The Center for American Progress has outlined a set of spending initiatives, totaling $350 billion for one year, as a starting point for stimulus and recovery. It recommends:

  • $55 billion to spur demand by aiding those most in need through the expansion of unemployment insurance, COBRA support, food stamp benefits, the Emergency Food Assistance Program, and other similar programs.
  • $70 billion for states and localities to help them deal with the fiscal consequences of the economic downturn, avoiding layoffs and cuts in education and health spending that would come at the worst possible time for the economy. The aid described comes in the form of greater federal assistance for Medicaid, General Block Grants, and Community Development Block Grants.
  • $50 billion for stimulus tax credits to put money in the hands of those who need it most and help it to circulate throughout the economy the quickest.
  • $75 billion for recovery through infrastructure development and investment, including money for ready-to-go highway projects, repairs for schools, and necessary improvements for our aviation infrastructure.
  • $8.0 billion for key investments in health-related information, technology, prevention, and care coordination.
  • $5.0 billion for enhancing our nation’s broadband infrastructure, which has fallen behind that of other nations.
  • $100 billion devoted to the creation of green jobs and putting our nation on a path toward a green recovery and green economy. Specific uses for this money would include a Weatherization Assistance Program, smart grid matching federal funds, money to retrofit buildings, and funds for advanced technology vehicle manufacturing and retooling. These programs would put the United States on a path to increase our energy independence, lessen our collective effect on the environment, become a green innovation and technology leader in the global economy, and spur the creation of good, high-skilled, 21st century jobs.

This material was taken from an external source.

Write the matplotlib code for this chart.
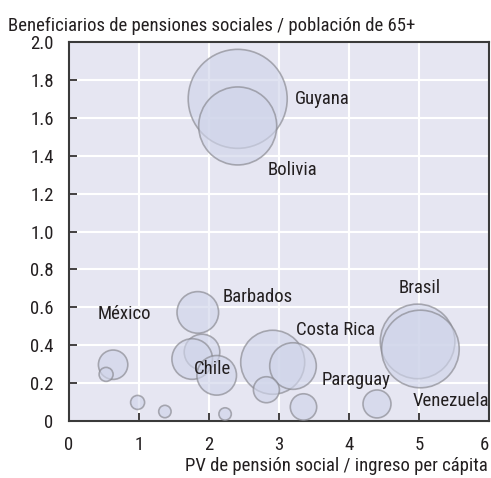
import numpy as np
import matplotlib.pyplot as plt
from matplotlib import font_manager

# condensed sans if present, else Roboto
names = {f.name for f in font_manager.fontManager.ttflist}
fam = [n for n in ['Liberation Sans Narrow', 'DejaVu Sans Condensed', 'Roboto Condensed',
                   'Roboto'] if n in names]
plt.rcParams['font.family'] = fam + ['DejaVu Sans']
FS = 13.5

# bubble data (two observations per country)
x_vals = [2.41, 2.41, 4.98, 5.02, 4.40, 3.35, 2.91, 3.20, 2.82,
          1.84, 1.90, 1.76, 2.11, 0.63, 0.53, 0.98, 1.37, 2.23]
y_vals = [1.70, 1.557, 0.42, 0.38, 0.09, 0.074, 0.31, 0.29, 0.165,
          0.573, 0.364, 0.327, 0.241, 0.297, 0.246, 0.098, 0.05, 0.037]
radius = [49.5, 39, 37.3, 38.8, 14, 13.2, 32, 23.3, 13,
          20.8, 17.8, 20.3, 19.8, 14.7, 7, 7, 6.2, 6.2]

labels = ['Guyana', 'Bolivia', 'Brasil', 'Costa Rica', 'Paraguay',
          'Venezuela', 'Barbados', 'Chile', 'México']
label_x = [3.23, 2.84, 4.71, 3.24, 3.61, 4.91, 2.19, 1.79, 0.41]
label_y = [1.70, 1.325, 0.70, 0.48, 0.216, 0.105, 0.654, 0.274, 0.565]

fig = plt.figure(figsize=(4.91, 4.78), dpi=100)
ax = fig.add_axes([69 / 491, 1 - 421 / 478, 420 / 491, 379 / 478])
ax.set_facecolor('#e6e6f2')

# sizes in points^2 from pixel radius
sizes = [(2 * r * 72 / 100) ** 2 for r in radius]
ax.scatter(x_vals, y_vals, s=sizes, facecolor='#d0d5ea', edgecolor='#85858c',
           linewidth=1.2, alpha=0.65, zorder=3)

for lab, lx, ly in zip(labels, label_x, label_y):
    ax.text(lx, ly, lab, fontsize=FS, color='#231f20', ha='left', va='center', zorder=4)

ax.set_xlim(0, 6)
ax.set_ylim(0, 2.0)
ax.set_xticks(np.arange(0, 7, 1))
ax.set_yticks(np.arange(0, 2.01, 0.2))
ax.set_xticklabels(['0', '1', '2', '3', '4', '5', '6'])
ax.set_yticklabels(['0', '0.2', '0.4', '0.6', '0.8', '1.0', '1.2', '1.4', '1.6', '1.8', '2.0'])
ax.get_xticklabels()[-1].set_horizontalalignment('right')
ax.grid(True, color='white', linewidth=1.5, zorder=0)
ax.set_axisbelow(True)
ax.tick_params(direction='in', length=6, width=1.2, color='#231f20',
               labelsize=FS, labelcolor='#231f20')
ax.tick_params(axis='x', pad=10.5)
ax.tick_params(axis='y', pad=11)
for sp in ax.spines.values():
    sp.set_color('#3a3a3a')
    sp.set_linewidth(1.5)

fig.text(8 / 491, 1 - 31 / 478, 'Beneficiarios de pensiones sociales / población de 65+',
         fontsize=FS, color='#231f20', ha='left', va='baseline')
fig.text(488 / 491, 1 - 471 / 478, 'PV de pensión social / ingreso per cápita',
         fontsize=FS, color='#231f20', ha='right', va='baseline')

fig.savefig('out.png', dpi=100)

This $350 billion in expenditures and programs over the coming year would help those who are hurting now, and place the economy on a path for a stronger labor market recovery and overall economic recovery that will benefit more Americans.

The declines in the labor market and overall economy will likely not end in the near future, and it is important to reflect on the overall weakness of the labor market before the contraction began, which was a comparatively weak labor market with slow job growth, flat wages, and declining wages. Policymakers should make helping affected workers a high priority, as doing so goes hand-in-hand with helping restore businesses’ confidence and boosting their incentives to invest and hire again. Without this turn of events, the overall economy will likely continue to flounder. If we ignore this opportunity to focus on the creation of good jobs, with good wages and benefits, we would be ignoring the likely future pain that America’s families and eventually the economy at large would feel. Easing the hemorrhaging of jobs, ending the labor market recession, and putting the labor market on a part for a recovery with job growth above what was achieved during the previous business cycle will require significant effort. However, failing to put in the effort today will only set the United States up for a disappointing tomorrow.